YOUR OBJECTIVE - Wherever the word "with" shows up in a line, please copy that line.

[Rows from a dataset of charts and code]
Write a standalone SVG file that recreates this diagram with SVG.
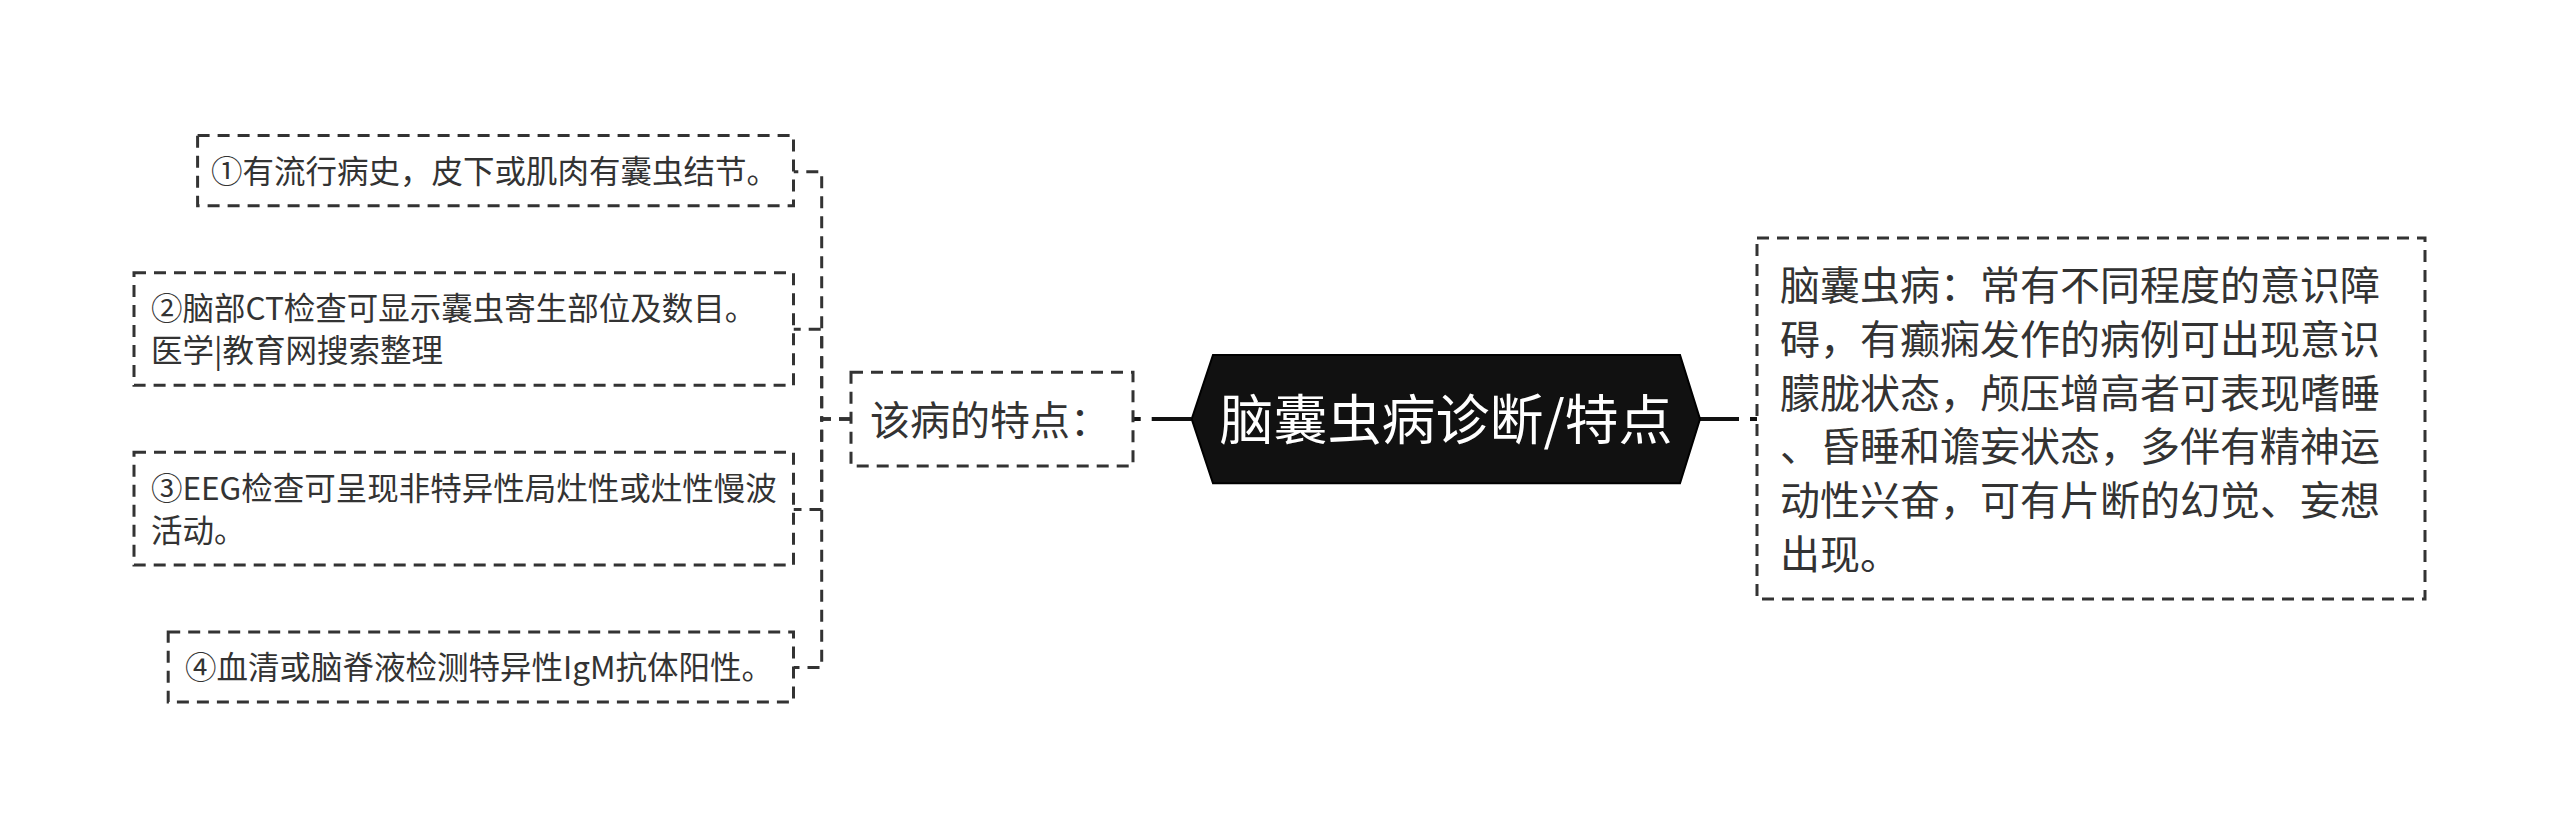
<svg xmlns="http://www.w3.org/2000/svg" width="2560" height="838" viewBox="0 0 2560 838">
<style>
text { font-family: "Noto Sans CJK SC", "Noto Sans", sans-serif; fill: #333333; }
.box { fill: #ffffff; stroke: #333333; stroke-width: 3; stroke-dasharray: 12 8; }
.item { font-size: 31.5px; }
.mid { font-size: 40px; }
.title { font-size: 54px; fill: #ffffff; }
.dash { fill: none; stroke: #333333; stroke-width: 3; stroke-dasharray: 12 8; }
.solid { fill: none; stroke: #111111; stroke-width: 4; }
</style>
<rect width="2560" height="838" fill="#ffffff"/>
<g id="connectors">
  <path class="dash" d="M851 419 H821.7 V171.7 H793.5"/>
  <path class="dash" d="M851 419 H821.7 V329.3 H793.5"/>
  <path class="dash" d="M851 419 H821.7 V509.5 H793.5"/>
  <path class="dash" d="M851 419 H821.7 V667.5 H793.5"/>
  <path class="solid" d="M1191.7 419 H1133" stroke-dasharray="40 11 7 100"/>
  <path class="solid" d="M1700 419 H1757" stroke-dasharray="39 11 7 100"/>
</g>
<g id="root">
  <polygon points="1191.7,419 1213,355 1680,355 1700,419 1680,483.3 1213,483.3" fill="#111111" stroke="#000000" stroke-width="2"/>
  <text class="title" x="1446" y="439.5" text-anchor="middle">脑囊虫病诊断/特点</text>
</g>
<g id="feature">
  <rect class="box" x="851" y="372.3" width="282" height="93.7"/>
  <text class="mid" x="870" y="434.5">该病的特点：</text>
</g>
<g id="item1">
  <rect class="box" x="197.6" y="135.5" width="595.9" height="70.2"/>
  <text class="item" x="211" y="182.6">①有流行病史，皮下或肌肉有囊虫结节。</text>
</g>
<g id="item2">
  <rect class="box" x="134" y="272.7" width="659.5" height="112.6"/>
  <text class="item" x="151" y="320">②脑部CT检查可显示囊虫寄生部位及数目。</text>
  <text class="item" x="151" y="362">医学|教育网搜索整理</text>
</g>
<g id="item3">
  <rect class="box" x="134" y="452.3" width="659.5" height="112.7"/>
  <text class="item" x="151" y="499.7">③EEG检查可呈现非特异性局灶性或灶性慢波</text>
  <text class="item" x="151" y="541.7">活动。</text>
</g>
<g id="item4">
  <rect class="box" x="168.2" y="631.9" width="625.3" height="70.1"/>
  <text class="item" x="185" y="679">④血清或脑脊液检测特异性IgM抗体阳性。</text>
</g>
<g id="detail">
  <rect class="box" x="1757" y="238" width="668" height="361"/>
  <text class="mid" x="1780" y="300">脑囊虫病：常有不同程度的意识障</text>
  <text class="mid" x="1780" y="353.8">碍，有癫痫发作的病例可出现意识</text>
  <text class="mid" x="1780" y="407.6">朦胧状态，颅压增高者可表现嗜睡</text>
  <text class="mid" x="1780" y="461.4">、昏睡和谵妄状态，多伴有精神运</text>
  <text class="mid" x="1780" y="515.2">动性兴奋，可有片断的幻觉、妄想</text>
  <text class="mid" x="1780" y="569">出现。</text>
</g>
</svg>
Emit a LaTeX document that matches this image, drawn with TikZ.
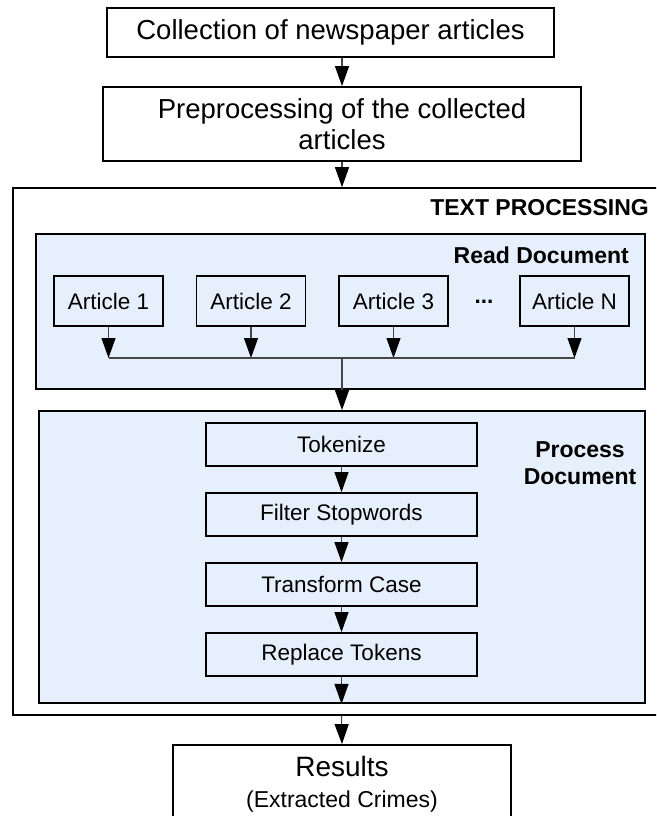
\documentclass[tikz,border=0pt]{standalone}
\usepackage{fontspec}
\setmainfont{Liberation Sans}
\usetikzlibrary{arrows.meta,calc}
\definecolor{panelblue}{RGB}{230,240,252}
\definecolor{wire}{RGB}{70,70,70}

\begin{document}
\begin{tikzpicture}[x=1pt,y=-1pt,
  box/.style={draw=black,line width=1.8pt,inner sep=0pt,align=center},
  bigtext/.style={font=\fontsize{27.5}{31}\selectfont},
  smalltext/.style={font=\fontsize{22.5}{27}\selectfont},
  headtext/.style={font=\fontsize{23}{27}\selectfont\bfseries,align=center,inner sep=0pt},
  panel/.style={draw=black,line width=1.8pt,fill=panelblue,inner sep=0pt},
  stepbox/.style={box,fill=panelblue,smalltext,minimum width=271pt,minimum height=43pt},
  article/.style={box,fill=panelblue,smalltext,minimum width=109pt,minimum height=50pt},
  flow/.style={draw=wire,line width=1.1pt,-{Triangle[length=20pt,width=14pt,color=black]}},
  wireline/.style={draw=wire,line width=1.1pt}]

\useasboundingbox (0,0) rectangle (656,816);
\clip (0,0) rectangle (656,816);

% top stages
\node[box,bigtext,minimum width=447pt,minimum height=49pt] (collect) at (330.5,32.5)
  {Collection of newspaper articles};
\node[box,bigtext,minimum width=478pt,minimum height=74pt] (prep) at (342,124)
  {Preprocessing of the collected\\articles};

% text processing frame (runs past the right edge)
\node[draw=black,line width=1.6pt,inner sep=0pt,minimum width=657pt,minimum height=527pt]
  (frame) at (341.5,451.5) {};
\node[headtext,anchor=east] (frametitle) at (649,208) {TEXT PROCESSING};

% read document panel
\node[panel,minimum width=609pt,minimum height=155pt] (read) at (340.5,311.5) {};
\node[headtext,anchor=east] (readtitle) at (629,255) {Read Document};
\node[article] (a1) at (108.5,301) {Article 1};
\node[article] (a2) at (251,301) {Article 2};
\node[article] (a3) at (393.5,301) {Article 3};
\node[font=\fontsize{22.5}{27}\selectfont\bfseries] (dots) at (484,302) {...};
\node[article] (aN) at (574.5,301) {Article N};

% process document panel
\node[panel,minimum width=606pt,minimum height=292pt] (proc) at (342,557) {};
\node[headtext] (proctitle) at (580,463.5) {Process\\Document};
\node[stepbox] (tok) at (341.5,444.5) {Tokenize};
\node[stepbox] (filt) at (341.5,514.5) {Filter Stopwords};
\node[stepbox] (trans) at (341.5,584.5) {Transform Case};
\node[stepbox] (repl) at (341.5,654.5) {Replace Tokens};

% results
\node[box,font=\fontsize{28}{31}\selectfont,minimum width=338pt,minimum height=78pt]
  (res) at (342,784)
  {Results\\{\fontsize{23}{27}\selectfont (Extracted Crimes)}};

% connectors
\coordinate (bus) at (342,358);
\draw[flow] (prep.north |- collect.south) -- (prep.north);
\draw[flow] (prep.south) -- (prep.south |- frame.north);
\foreach \a in {a1,a2,a3,aN}
  \draw[flow] (\a.south) -- (\a.south |- bus);
\draw[wireline] (a1.south |- bus) -- (aN.south |- bus);
\draw[flow] (bus) -- (bus |- proc.north);
\draw[flow] (tok.south) -- (filt.north);
\draw[flow] (filt.south) -- (trans.north);
\draw[flow] (trans.south) -- (repl.north);
\draw[flow] (repl.south) -- (repl.south |- proc.south);
\draw[flow] (repl.south |- frame.south) -- (res.north);
\end{tikzpicture}
\end{document}
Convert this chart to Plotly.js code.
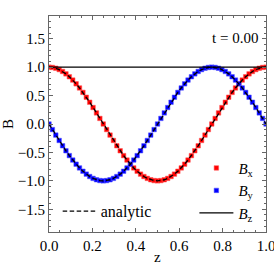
<!DOCTYPE html>
<html>
<head>
<meta charset="utf-8">
<script src="https://cdn.plot.ly/plotly-3.0.1.min.js"></script>
<style>html,body{margin:0;padding:0;background:#fff;}#chart{width:274px;height:274px;}</style>
</head>
<body>
<div id="chart"></div>
<script>
const z = [0, .0156, .0313, .0469, .0625, .0781, .0938, .1094, .125, .1406, .1563, .1719, .1875, .2031, .2188, .2344, .25,
  .2656, .2813, .2969, .3125, .3281, .3438, .3594, .375, .3906, .4063, .4219, .4375, .4531, .4688, .4844, .5,
  .5156, .5313, .5469, .5625, .5781, .5938, .6094, .625, .6406, .6563, .6719, .6875, .7031, .7188, .7344, .75,
  .7656, .7813, .7969, .8125, .8281, .8438, .8594, .875, .8906, .9063, .9219, .9375, .9531, .9688, .9844, 1.0];
const Bx = [1.000,0.995,0.981,0.957,0.924,0.882,0.831,0.773,0.707,0.634,0.556,0.471,0.383,0.290,0.195,0.098,0.000,
  -0.098,-0.195,-0.290,-0.383,-0.471,-0.556,-0.634,-0.707,-0.773,-0.831,-0.882,-0.924,-0.957,-0.981,-0.995,-1.000,
  -0.995,-0.981,-0.957,-0.924,-0.882,-0.831,-0.773,-0.707,-0.634,-0.556,-0.471,-0.383,-0.290,-0.195,-0.098,0.000,
  0.098,0.195,0.290,0.383,0.471,0.556,0.634,0.707,0.773,0.831,0.882,0.924,0.957,0.981,0.995,1.000];
const By = [0.000,-0.098,-0.195,-0.290,-0.383,-0.471,-0.556,-0.634,-0.707,-0.773,-0.831,-0.882,-0.924,-0.957,-0.981,-0.995,-1.000,
  -0.995,-0.981,-0.957,-0.924,-0.882,-0.831,-0.773,-0.707,-0.634,-0.556,-0.471,-0.383,-0.290,-0.195,-0.098,0.000,
  0.098,0.195,0.290,0.383,0.471,0.556,0.634,0.707,0.773,0.831,0.882,0.924,0.957,0.981,0.995,1.000,
  0.995,0.981,0.957,0.924,0.882,0.831,0.773,0.707,0.634,0.556,0.471,0.383,0.290,0.195,0.098,0.000];
const bzZ = [0, 1];
const Bz = [1.0, 1.0];
const xTicks = [0, 0.2, 0.4, 0.6, 0.8, 1.0];
const xTickText = ['0.0', '0.2', '0.4', '0.6', '0.8', '1.0'];
const yTicks = [-1.5, -1.0, -0.5, 0.0, 0.5, 1.0, 1.5];
const yTickText = ['\u22121.5', '\u22121.0', '\u22120.5', '0.0', '0.5', '1.0', '1.5'];
const timeLabel = 't = 0.00';
const xTitle = 'z';

const FONT = 'Liberation Serif';
const axisCol = '#666';

const traces = [
  {x: z, y: Bx, mode: 'markers', name: '<i>B</i><sub>x</sub>', legend: 'legend',
   marker: {symbol: 'square', size: 4.5, color: '#ff0000', line: {width: 1, color: 'rgba(255,90,90,0.55)'}}},
  {x: z, y: By, mode: 'markers', name: '<i>B</i><sub>y</sub>', legend: 'legend',
   marker: {symbol: 'square', size: 4.5, color: '#0000ff', line: {width: 1, color: 'rgba(90,90,255,0.55)'}}},
  {x: z, y: Bx, mode: 'lines', name: 'analytic', legend: 'legend2',
   line: {color: '#000', width: 1.3, dash: '4.5px,2.5px'}},
  {x: z, y: By, mode: 'lines', name: 'analytic', showlegend: false,
   line: {color: '#000', width: 1.3, dash: '4.5px,2.5px'}},
  {x: bzZ, y: Bz, mode: 'lines', name: '<i>B</i><sub>z</sub>', legend: 'legend',
   line: {color: '#000', width: 1.3}}
];

const layout = {
  width: 274, height: 274,
  margin: {l: 49, r: 8, t: 16, b: 42},
  paper_bgcolor: '#fff', plot_bgcolor: '#fff',
  font: {family: FONT, size: 15, color: '#000'},
  showlegend: true,
  xaxis: {
    range: [0, 1], tickmode: 'array', tickvals: xTicks, ticktext: xTickText,
    ticks: 'inside', ticklen: 4, tickcolor: axisCol, tickwidth: 1,
    showline: true, linecolor: axisCol, linewidth: 1, mirror: 'ticks',
    showgrid: false, zeroline: false, ticklabeloverflow: 'allow',
    minor: {dtick: 0.05, tick0: 0, ticks: 'inside', ticklen: 2, tickcolor: axisCol, showgrid: false},
    tickfont: {family: FONT, size: 15, color: '#000'}
  },
  yaxis: {
    range: [-1.9, 1.9], tickmode: 'array', tickvals: yTicks, ticktext: yTickText,
    ticks: 'inside', ticklen: 4, tickcolor: axisCol, tickwidth: 1,
    showline: true, linecolor: axisCol, linewidth: 1, mirror: 'ticks',
    showgrid: false, zeroline: false,
    minor: {dtick: 0.1, tick0: 0, ticks: 'inside', ticklen: 2, tickcolor: axisCol, showgrid: false},
    tickfont: {family: FONT, size: 15, color: '#000'},
    title: {text: 'B', font: {family: FONT, size: 15}, standoff: 2}
  },
  legend: {
    x: 0.67, y: 0.372, xanchor: 'left', yanchor: 'top',
    bgcolor: 'rgba(0,0,0,0)', borderwidth: 0,
    font: {family: FONT, size: 15, color: '#000'},
    tracegroupgap: 0, itemwidth: 34
  },
  legend2: {
    x: 0.04, y: 0.175, xanchor: 'left', yanchor: 'top',
    bgcolor: 'rgba(0,0,0,0)', borderwidth: 0,
    font: {family: FONT, size: 16, color: '#000'}, itemwidth: 33
  },
  annotations: [
    {text: timeLabel, xref: 'paper', yref: 'paper', x: 0.742, y: 0.9, xanchor: 'left', yanchor: 'middle',
     showarrow: false, font: {family: FONT, size: 15, color: '#000'}},
    {text: xTitle, xref: 'paper', yref: 'paper', x: 0.5, y: -0.118, xanchor: 'center', yanchor: 'middle',
     showarrow: false, font: {family: FONT, size: 15, color: '#000'}}
  ]
};

Plotly.newPlot('chart', traces, layout, {displayModeBar: false, staticPlot: true});
</script>
</body>
</html>
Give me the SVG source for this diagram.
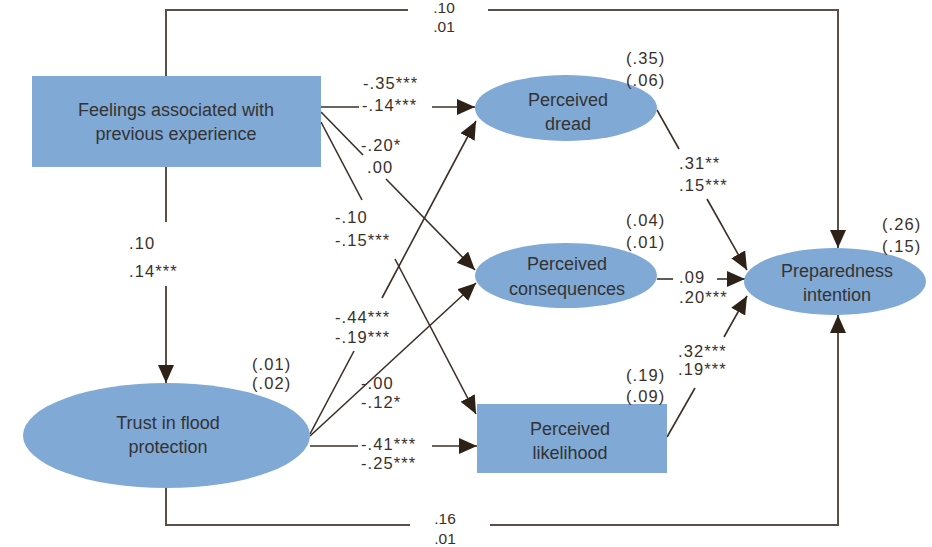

WORKED ANSWER -
Write a standalone SVG file that recreates this diagram with SVG.
Emit a LaTeX document that matches this image, drawn with TikZ.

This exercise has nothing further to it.